Friday 18 March 2011

What it means to be loved

A couple of ARPKD mums had posted this song on facebook and the lyrics are so apt...not the happy ending bit though :(


For five months and eight days my wife and I had waited
Gettin' ready for our baby girl
But when he called the doctor said I need to see you
and could you come in soon
then something died inside of me to sit with him and hear
the tests that said our baby may not live to be a year
then turnin' to my wife and he said "whata you wanna do?"
and she said...

I wanna give her the world
I wanna hold her hand
I wanna be her mom for as long as I can
and I wanna live every moment until that day comes
I wanna show her what it means to be loved

so we spent each day, watchin' every minute
and prayin' for our baby girl
and I will not forget the way I felt that moment
when she came into this world
but they took her from the room just as soon as she was born
and watchin' through a window I could see her holdin' on
when a voice inside me said...

I wanna give her the world
I wanna be her dad

I wanna hold her close for as long as I can
and I wanna live every moment until that day comes
I wanna show her what it means to be loved

I said everyday
we've got to bring her home
she's been out to prove the doctors wrong
oh and you should see her now
she's as pretty as her mom
and theres a boy at the front door waiting just to take her to her high school prom...

and he wants to give her the world
wants to hold her hand
and someday she may get a wedding band
but she's gunna live every moment until that day comes
and we're gunna show her what it means to be loved

Oh yeah (what it means to be loved)

show her what it means to be loved
what it means to be loved

Monday 7 March 2011

Exhaustion

The anxiety is taking over...I am so tired, physically and emotionally.
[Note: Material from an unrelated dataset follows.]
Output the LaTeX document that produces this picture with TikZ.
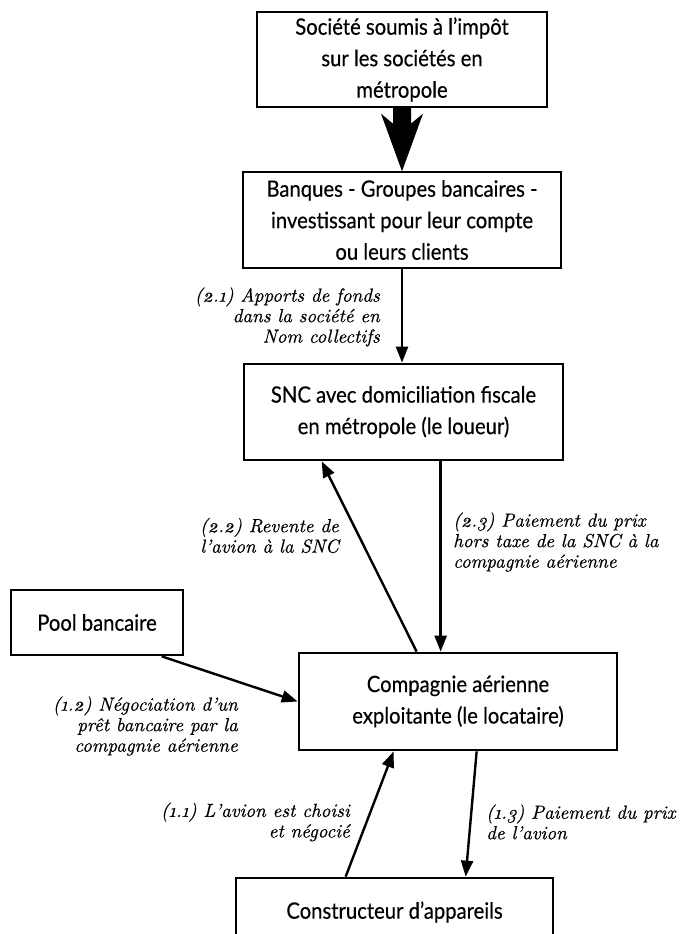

I am so frightened of all the physical aches and pains, etc which make me anxious, which then causes the physical symptoms. I can't win. Going to see my own GP on Thursday hopefully to discuss it. I've been to see Henrietta today which is always insightful. Now I won't see her until the 23rd though.

I want to grieve without the anxiety taking over. The anxiety is harder than the feelings of loss. I am scared all the time. I feel so alone, in my fear, and in how I feel. Nobody understands me.

Saturday 5 March 2011

Talking to the moon

I think Bruno mars wrote this song for me

I know you're somewhere out there,
Somewhere far away
I want you back
I want you back.

My neighbors think I'm crazy,
But they don't understand
You're all I had
You're all I had.

At night when the stars light up my room,
I sit by myself,

Talking to the moon
Tryin' to get to you
In hopes you're on the other side
Talking to me too
Or am I a fool?
Who sits alone
Talking to the moon

I'm feeling like I'm famous,
The talk of the town.
They say I've gone mad.
Yeah, I've gone mad.

But they don't know what I know,
'Cause when the sun goes down
Someone's talking back.
Yeah, they're talking back.

At night when the stars light up my room,
I sit by myself,

Talking to the moon
Tryin' to get to you
In hopes you're on the other side
Talking to me too
Or am I a fool?
Who sits alone
Talking to the moon

Do you ever hear me calling?
'Cause every night, I'm talkin' to the moon
Still tryin' to get to you

In hopes you're on the other side
Talking to me too
Or am I a fool?
Who sits alone
Talking to the moon

I know you're somewhere out there,
Somewhere far away...

Friday 4 March 2011

Progress

The past few days have been a struggle with the level of anxiety. Half the time it's a catch 22, because the physical symptoms caused by anxiety make me anxious something is wrong so I get more anxious. I think, for now, I've managed to break out of the cycle, enough to get some sleep with the help of my GP. My head was still banging and heavy with funny eyes but I have an eye test tomorrow, plus, after going to my mum's and being 'normal' for a while, it has eased off.

Sorted out my passport form, should be here in a week or two. Only a month to go.

Not sure what to do now. Get a job or not yet, start back on my uni work or not yet, concentrate on music or not yet? People say when I'm ready but how do I know? I really don't know anything except how much it hurts day by day, how much I miss Ellie and that she isn't coming back.